La Callas et Pasolini, un amour impossible

R ome, septembre 1969. L’armateur milliardaire Aristote Onassis donne une somptueuse réception, où s'ébat le gotha industriel et artistique. Sa compagne n’y assiste pas. Elle est un étage plus bas, regardant un film à la télévision, fascinée par le visage d’Ingrid Bergman immortalisé par Roberto Rossellini. C’est une femme blessée et abandonnée. Quelques mois plus tôt, son richissime amant a annoncé se marier avec Jackie Kennedy. Laissant l’écran et l'actrice suédoise, elle fait une apparition au milieu du champagne, de la musique et des regards qui oscillent entre compassion et admiration. Maria, dite La Callas, retrouve Richard Burton et Elizabeth Taylor, couple légendaire mais rongé par les tabloïds et l’alcool. La cantatrice cherche son nouvel ami, Pier Paolo Pasolini, poète, écrivain et cinéaste, qui est entré depuis peu dans sa vie. Il vient de se faire éconduire par son amant, Ninetto Davoli, qui lui annonce son prochain mariage. Pier Paolo arrive chez Onassis ; les deux délaissés quittent les agapes et se perdent dans la nuit romaine. Deux solitudes se reconnaissent et s’unissent. Ils s’avouent leur amour devant le mur d’Aurélien, recouvert d’ex-voto, de la Viale del Policlinico.

On ne présente plus le scénariste Jean Dufaux (La Complainte des landes perdues, Djinn ou Murena), à l’œuvre pléthorique et toujours de qualité. Il n’en est pas de même de Sara Briotti, jeune dessinatrice italienne, dont La Callas et Pasolini, un amour impossible est la première contribution au neuvième art. Il convient d’abord de souligner le flair et l’audace de Dupuis et de Dufaux d’avoir déniché et sollicité cette artiste. Son trait est un régal pour les yeux. À la fois réaliste et expressionniste, chargé d’une culture du genre et personnel à la fois, il emplit avec élégance et profondeur chaque page.

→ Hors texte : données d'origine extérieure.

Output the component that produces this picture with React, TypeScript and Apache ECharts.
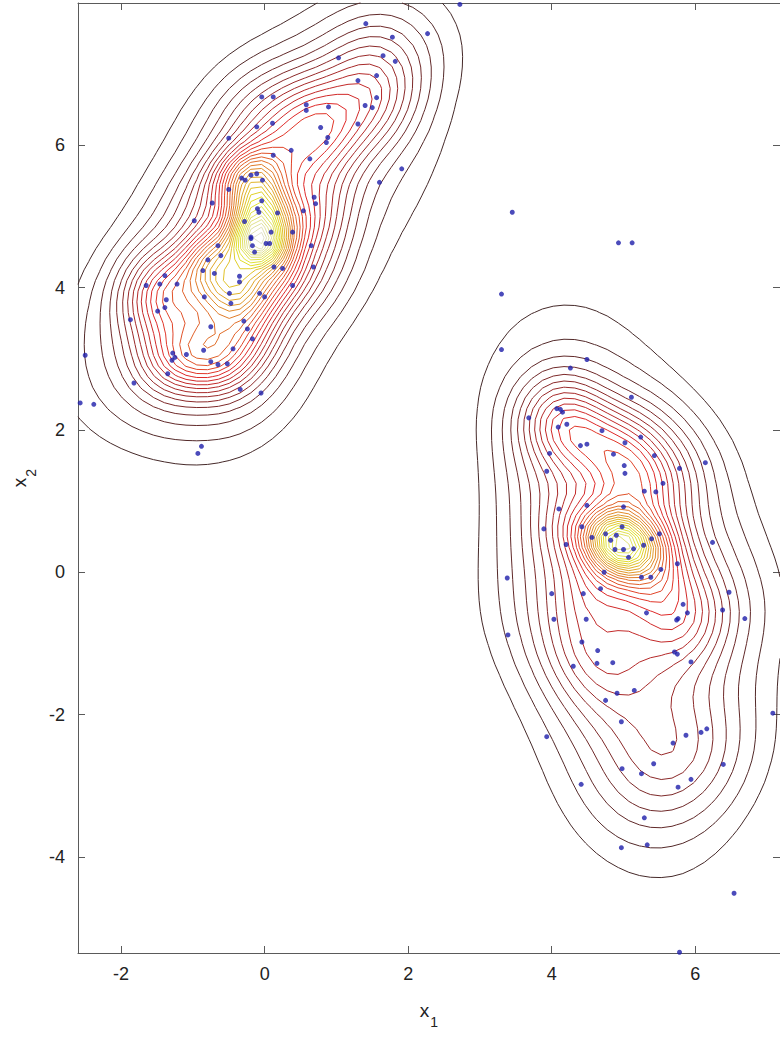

Un soin particulier est apporté aux paysages urbains, sans que les visages, corps et accessoires ne soient pour autant négligés. Rome, New York et Rio De Janeiro bénéficient ainsi d’une mise en image baroque, mais dosée et stimulante. Grâce au remarquable travail de la coloriste Alice Scimia, des demeures émergent des ténèbres urbaines, des visages rayonnent au cœur de la misère, l’art est célébré à chaque planche.

Après son Pasolini de 1993, Jean Dufaux revient vers cette figure majeure de l’art italien du 20è siècle, pétri de contradictions, donc foncièrement humain : ancien communiste devenu richissime, homosexuel épris de La Callas, poète aspirant à l’intimité des êtres et des choses, cependant constamment sous les feux de la célébrité. Simultanément, c’est une Maria loin des clichés des stars qui prend vie : elle est révérée mais délaissée, entourée, pourtant seule, meurtrie par une enfance faite de labeur incessant. Les hommes aussi, qui l’ont trahie, sauf Pasolini, car ils vécurent un amour impossible, donc à l’intensité intacte. Ces frustrations, ces épiphanies, ces émotions irriguent ce formidable album, qui entremêle les échecs, les bonheurs, les démons et la recherche du Beau.